Europe Is Letting the ECB's Gift Slip Away

Updated on
  • Draghi said to see low chance of economic reforms before 2018
  • Europe faces swath of national votes as populists gain ground

Mario Draghi might be wondering if the golden ticket he gave governments is about to be squandered.

The European Central Bank president has argued for years that his ultra-loose monetary policies have given governments space to enact the reforms essential for boosting the euro area’s growth potential. Now he’s signaling that time is running out as negative interest rates, free bank funding and a 1.7 trillion-euro ($1.9 trillion) bond-buying program start to push up consumer prices.

Draghi said this month that inflation will be back to the ECB’s goal of just under 2 percent by early 2019, effectively signaling a timeframe for governments to take advantage of the economic fillip from monetary stimulus. Yet with national votes looming in countries covering three-quarters of the economy, and polls showing support rising for reform-resistant populist parties, there’s little prospect of significant progress until that window of opportunity has started to close.

“The reality is, unfortunately, that politicians can only push through unpopular reforms if there really is pressure and they are in crisis mode,” said Michael Heise, chief economist at Allianz SE in Munich. “It is a bit of wishful thinking to think that this help from the ECB will be answered with reforms. That is exactly what we do not see, and it’s not to be expected in the political process.”

The ECB’s Governing Council concludes a two-day policy meeting on Thursday, when Draghi will hold a press conference at which he’s likely to repeat his warnings not to place the sole burden of reviving growth and inflation on central banks. He has intensified that message in recent months, saying other policy areas must contribute “much more decisively” and structural reforms are “essential.” Since July he has said they must be “substantially stepped up.”

Credit data point to a deceleration of the region’s economic recovery. A composite index of bank lending compiled by Bloomberg Intelligence has fallen for a third consecutive quarter and is now at the lowest level since the end of 2014.

At the annual meetings of the International Monetary Fund in Washington this month, Draghi called for a three-pronged approach of monetary, fiscal and structural policies -- with a “particular focus” on the last of those -- to be “pursued with determination.” In a media briefing in the U.S. capital, he went further, saying that “governments know that time is limited, these accommodating monetary conditions will not be forever.”

Those comments were echoed by Governing Council member Ilmars Rimsevics, who said “We are buying time for politicians to do structural reforms and unfortunately this time, it may be running out.”

Deaf Ears

The signs are that the ECB president is becoming resigned to his words falling on deaf ears for a while to come.

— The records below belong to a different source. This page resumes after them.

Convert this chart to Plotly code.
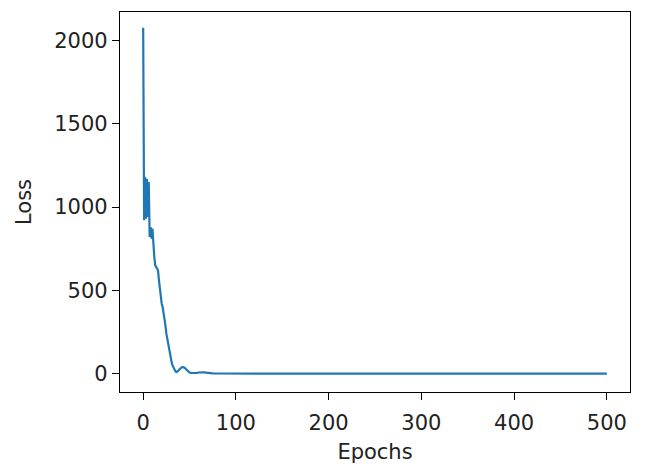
import plotly.graph_objects as go

epochs = [0, 1, 2, 3, 4, 5, 6, 7, 8, 9, 10, 11, 12, 13, 14, 15, 16, 17, 18, 19,
          20, 21, 22, 23, 24, 25, 26, 27, 28, 29, 30, 31, 32, 33, 34, 35, 36, 37, 38, 39,
          40, 41, 42, 43, 44, 45, 46, 47, 48, 49, 50, 52, 54, 56, 58, 60, 62, 64, 66, 68,
          70, 72, 75, 80, 90, 100, 150, 200, 250, 300, 350, 400, 450, 500]
loss = [2075, 920, 1180, 930, 1170, 940, 1150, 820, 880, 810, 870, 760, 700, 650, 640, 630, 620, 560, 500, 450,
        420, 400, 370, 330, 290, 240, 210, 180, 150, 110, 80, 60, 45, 30, 18, 12, 10, 12, 18, 25,
        32, 38, 40, 40, 38, 34, 28, 22, 16, 11, 7, 4, 3, 4, 5, 7, 8, 9, 8, 6,
        4, 3, 2, 1, 0.6, 0.4, 0.3, 0.2, 0.2, 0.1, 0.1, 0.1, 0.1, 0.1]

x_ticks = [0, 100, 200, 300, 400, 500]
y_ticks = [0, 500, 1000, 1500, 2000]

fig = go.Figure(go.Scatter(x=epochs, y=loss, mode="lines",
                           line=dict(color="#1f77b4", width=2.2), showlegend=False))

axis_common = dict(showline=True, linecolor="black", linewidth=1.3, mirror=True,
                   ticks="outside", ticklen=7, tickwidth=1.3, tickcolor="black",
                   showgrid=False, zeroline=False,
                   tickfont=dict(family="DejaVu Sans", size=21, color="#222"),
                   title_font=dict(family="DejaVu Sans", size=21, color="#222"))

fig.update_layout(
    width=646, height=469,
    margin=dict(l=112, r=24, t=4, b=85),
    paper_bgcolor="white", plot_bgcolor="white",
    xaxis=dict(range=[-25, 525], tickvals=x_ticks, ticklabelstandoff=5,
               title=dict(text="Epochs", standoff=9), **axis_common),
    yaxis=dict(range=[-110, 2170], tickvals=y_ticks,
               title=dict(text="Loss", standoff=16), **axis_common),
)

fig.write_html("out.html")
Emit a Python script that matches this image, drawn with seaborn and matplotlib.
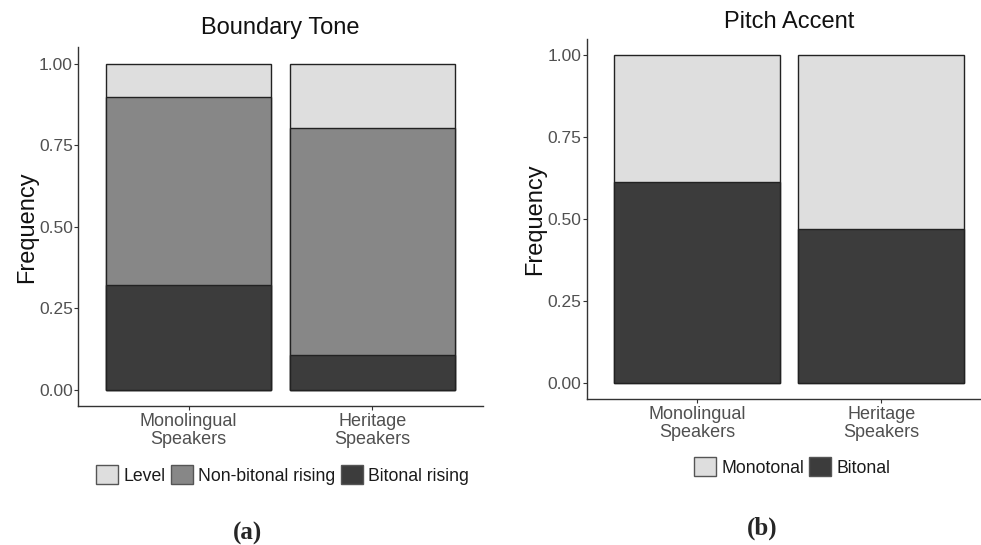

He told officials at the IMF meetings that he doesn’t expect euro-area governments to heed his pleas before 2018, according to a person in the room who asked not to be identified because the meeting was private. An ECB spokesman declined to comment.

Four of the euro area’s five largest economies are scheduled to go to the polls by the end of next year. Italy’s referendum this December on constitutional changes could bring down Prime Minister Matteo Renzi if he loses. A presidential ballot in France next year, and parliamentary elections in the Netherlands and Germany, offer scope for euro-skeptic populist parties to register increased support.

Draghi’s pleas have ranged from general calls to boost productivity and cut red tape to European-level suggestions such as a joint fiscal capacity. This year, the ECB created a task force on potential economic reforms, and while Draghi has said the central bank has no intention of making specific proposals to national governments, the analysis could become more relevant when the time comes to consider withdrawing monetary stimulus.

“One can really feel a loss of patience,” said Maxime Sbaihi, an economist at Bloomberg Intelligence. “The ECB can’t dictate to governments what they need to do, and vice-versa. They can of course advise them but that’s about it. The recent creation of an in-house task force to consider economic reforms is as far as it goes. Public appeal and expertise advice are the only tools the ECB has to push governments to act.”